On Sept. 26, the Federal Reserve outlined a plan to limit Wall Street bets on the energy sector by forcing firms like Goldman Sachs and Morgan Stanley to hold more capital against such investments.

Under current law, Goldman Sachs Group Inc. and Morgan Stanley may invest in energy storage and transportation in ways that other banks cannot, but the U.S. central bank's new plan would make such bets more costly.

Banks would have to hold more capital against energy and commodity investments under the plan. The Fed also contemplated other limits like banning Wall Street control of power plants and prohibiting bank holding companies from owning copper.

At this stage, the plan is only a proposal that is subject to comment and change. The Fed has opened a three-month window for comment.

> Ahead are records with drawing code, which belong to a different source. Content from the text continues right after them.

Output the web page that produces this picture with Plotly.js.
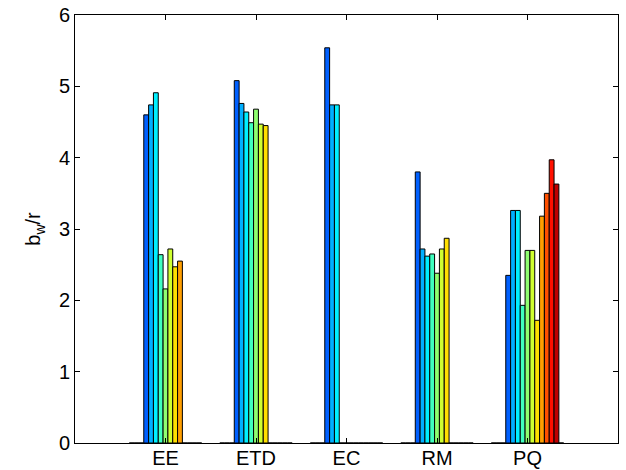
<!DOCTYPE html>
<html>
<head>
<meta charset="utf-8">
<script src="https://cdn.plot.ly/plotly-3.0.1.min.js"></script>
<style>html,body{margin:0;padding:0;background:#fff;}#chart{width:626px;height:470px;}</style>
</head>
<body>
<div id="chart"></div>
<script>
// Categories (x tick labels)
var categories = ["EE", "ETD", "EC", "RM", "PQ"];
var groupPositions = [1, 2, 3, 4, 5];

// Values per category, one entry per series (15 series; zeros are empty slots)
var valuesEE  = [0, 0, 0, 4.60, 4.74, 4.91, 2.64, 2.16, 2.72, 2.47, 2.55, 0, 0, 0, 0];
var valuesETD = [0, 0, 0, 5.08, 4.76, 4.64, 4.49, 4.68, 4.47, 4.45, 0, 0, 0, 0, 0];
var valuesEC  = [0, 0, 0, 5.54, 4.74, 4.74, 0, 0, 0, 0, 0, 0, 0, 0, 0];
var valuesRM  = [0, 0, 0, 3.80, 2.72, 2.62, 2.65, 2.38, 2.72, 2.87, 0, 0, 0, 0, 0];
var valuesPQ  = [0, 0, 0, 2.35, 3.26, 3.26, 1.93, 2.70, 2.70, 1.72, 3.18, 3.50, 3.97, 3.63, 0];

// Series colours (jet colormap, 15 entries)
var seriesColors = [
  "rgb(0,0,143)", "rgb(0,0,207)", "rgb(0,16,255)", "rgb(0,96,255)", "rgb(0,175,255)",
  "rgb(0,239,255)", "rgb(64,255,191)", "rgb(143,255,112)", "rgb(207,255,48)", "rgb(255,223,0)",
  "rgb(255,159,0)", "rgb(255,80,0)", "rgb(255,16,0)", "rgb(191,0,0)", "rgb(128,0,0)"
];

var table = [valuesEE, valuesETD, valuesEC, valuesRM, valuesPQ];
var nSeries = valuesEE.length;
var traces = [];
for (var s = 0; s < nSeries; s++) {
  traces.push({
    type: "bar",
    x: groupPositions,
    y: table.map(function (row) { return row[s]; }),
    marker: { color: seriesColors[s], line: { color: "#000", width: 1 } },
    showlegend: false,
    hoverinfo: "skip"
  });
}

var fontFam = "'Liberation Sans', Arial, Helvetica, sans-serif";
var layout = {
  width: 626,
  height: 470,
  margin: { l: 75, r: 8, t: 15, b: 27 },
  paper_bgcolor: "#fff",
  plot_bgcolor: "#fff",
  barmode: "group",
  bargap: 0.2,
  bargroupgap: 0,
  font: { family: fontFam, size: 20, color: "#000" },
  xaxis: {
    range: [0, 6],
    tickvals: groupPositions,
    ticktext: categories,
    ticks: "inside",
    ticklen: 5,
    tickcolor: "#000",
    showline: true,
    linecolor: "#000",
    linewidth: 1,
    mirror: "ticks",
    showgrid: false,
    zeroline: false,
    ticklabelstandoff: -3,
    tickfont: { family: fontFam, size: 20, color: "#000" }
  },
  yaxis: {
    range: [0, 6],
    dtick: 1,
    tick0: 0,
    ticks: "inside",
    ticklen: 5,
    tickcolor: "#000",
    showline: true,
    linecolor: "#000",
    linewidth: 1,
    mirror: "ticks",
    showgrid: false,
    zeroline: false,
    tickfont: { family: fontFam, size: 20, color: "#000" },
    title: { text: "b<sub>w</sub>/r", font: { family: fontFam, size: 20, color: "#000" }, standoff: 12 }
  }
};

Plotly.newPlot("chart", traces, layout, { staticPlot: true, displayModeBar: false });
</script>
</body>
</html>
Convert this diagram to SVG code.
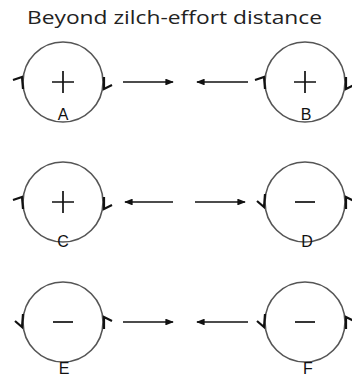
<svg xmlns="http://www.w3.org/2000/svg" width="352" height="378" viewBox="0 0 352 378">
<style>
.ring{fill:none;stroke:#555;stroke-width:1.6}
.sign{stroke:#111;stroke-width:1.7;fill:none}
.hook{stroke:#111;stroke-width:2.2;fill:none;stroke-linejoin:miter}
.lbl{font-family:"Liberation Sans",Arial,sans-serif;font-size:16px;fill:#111;text-anchor:middle}
.title{font-family:"Open Sans","Liberation Sans",sans-serif;font-size:18px;fill:#222}
.arr{stroke:#111;stroke-width:1.7;fill:none;marker-end:url(#ah)}
</style>
<defs>
<marker id="ah" viewBox="0 0 10 8" refX="9" refY="4" markerWidth="5" markerHeight="4" orient="auto" markerUnits="strokeWidth">
<path d="M0,0 L10,4 L0,8 Z" fill="#111"/>
</marker>
</defs>
<rect width="352" height="378" fill="#fff"/>
<text class="title" x="27" y="24" textLength="295" lengthAdjust="spacingAndGlyphs">Beyond zilch-effort distance</text>

<g id="A">
<circle class="ring" cx="63" cy="82" r="40"/>
<path class="sign" d="M52,82 H74 M63,71 V93"/>
<path class="hook" d="M13,80 L22,77 L23,89"/>
<path class="hook" d="M104,77 L104,89 L112,85"/>
<text class="lbl" x="63" y="120">A</text>
</g>
<g id="B">
<circle class="ring" cx="305" cy="82" r="40"/>
<path class="sign" d="M294,82 H316 M305,71 V93"/>
<path class="hook" d="M255,80 L264,77 L265,89"/>
<path class="hook" d="M346,77 L346,89 L354,85"/>
<text class="lbl" x="306" y="120">B</text>
</g>
<g id="C">
<circle class="ring" cx="63" cy="202" r="40"/>
<path class="sign" d="M52,202 H74 M63,191 V213"/>
<path class="hook" d="M13,200 L22,197 L23,209"/>
<path class="hook" d="M104,197 L104,209 L112,205"/>
<text class="lbl" x="63" y="247">C</text>
</g>
<g id="D">
<circle class="ring" cx="305" cy="202" r="40"/>
<path class="sign" d="M295,202 H315"/>
<path class="hook" d="M265,194 L264,207 L257,201"/>
<path class="hook" d="M346,209 L346,197 L354,201"/>
<text class="lbl" x="307" y="247">D</text>
</g>
<g id="E">
<circle class="ring" cx="63" cy="322" r="40"/>
<path class="sign" d="M53,322 H73"/>
<path class="hook" d="M23,314 L22,327 L15,321"/>
<path class="hook" d="M104,329 L104,317 L112,321"/>
<text class="lbl" x="64" y="374">E</text>
</g>
<g id="F">
<circle class="ring" cx="305" cy="322" r="40"/>
<path class="sign" d="M295,322 H315"/>
<path class="hook" d="M265,314 L264,327 L257,321"/>
<path class="hook" d="M346,329 L346,317 L354,321"/>
<text class="lbl" x="308" y="374">F</text>
</g>

<g id="connectors">
<line class="arr" x1="123" y1="82" x2="173" y2="82"/>
<line class="arr" x1="248" y1="82" x2="197" y2="82"/>
<line class="arr" x1="173" y1="202" x2="125" y2="202"/>
<line class="arr" x1="195" y1="202" x2="245" y2="202"/>
<line class="arr" x1="123" y1="322" x2="173" y2="322"/>
<line class="arr" x1="248" y1="322" x2="197" y2="322"/>
</g>
</svg>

The Fed, which regulates the banking and financial services sector, said the new measures would help shield banks and the broader financial system from a costly mishap like the 2010 Deepwater Horizon oil spill in the U.S. Gulf of Mexico.

Under the plan, Fed officials said, banks would have to hold roughly $1 in capital for every $1 of energy infrastructure they owned.

In the Fed's calculus of bank safety, that amounts to a 1,250% capital charge--the regulator's highest tariff for the riskiest investments.

Wall Street would have to offer roughly $4 billion in fresh capital to satisfy the proposal.

Scaling Back

Firms on Wall Street have already been scaling back their ownership of refinery, shipping and storage facilities in the face of scrutiny from regulators who have asked what benefit comes from banks in the raw material market.

Morgan Stanley has decreased the value of physical commodity assets on its balance sheet to $321 million in 2015 from $9.7 billion in 2011.

Goldman Sachs has shed much of its energy infrastructure too, but the bank is still a major trader of fossil fuels.

J. Aron, Goldman's commodities arm, traded more natural gas than both Chevron Corp. (NYSE: CVX) and ExxonMobil Corp. (NYSE: XOM) in the second quarter of this year, according to trade publication Natural Gas Intelligence.

J. Aron moved 5.42 billion cubic feet of physical gas in the U.S. during the period, more than 73% of the volume it did during the same time in 2011, according to data.

Morgan Stanley and Goldman declined to comment on the Fed's proposal.

Between 2007 and 2009, commodities trading for banks like Morgan Stanley and Goldman accounted for as much as one-fifth of their overall annual revenues.

Although Goldman has scaled back its ownership of physical commodities, it has remained committed to trading.

During second-quarter 2016, the bank earned more from that business than any of its Wall Street peers, according to data provider Coalition.

Tougher regulations conceived since the 2008 financial crisis, though, have pushed much of that trading business to specialists like Glencore Plc, Vitol Group and Mercuria Energy Group.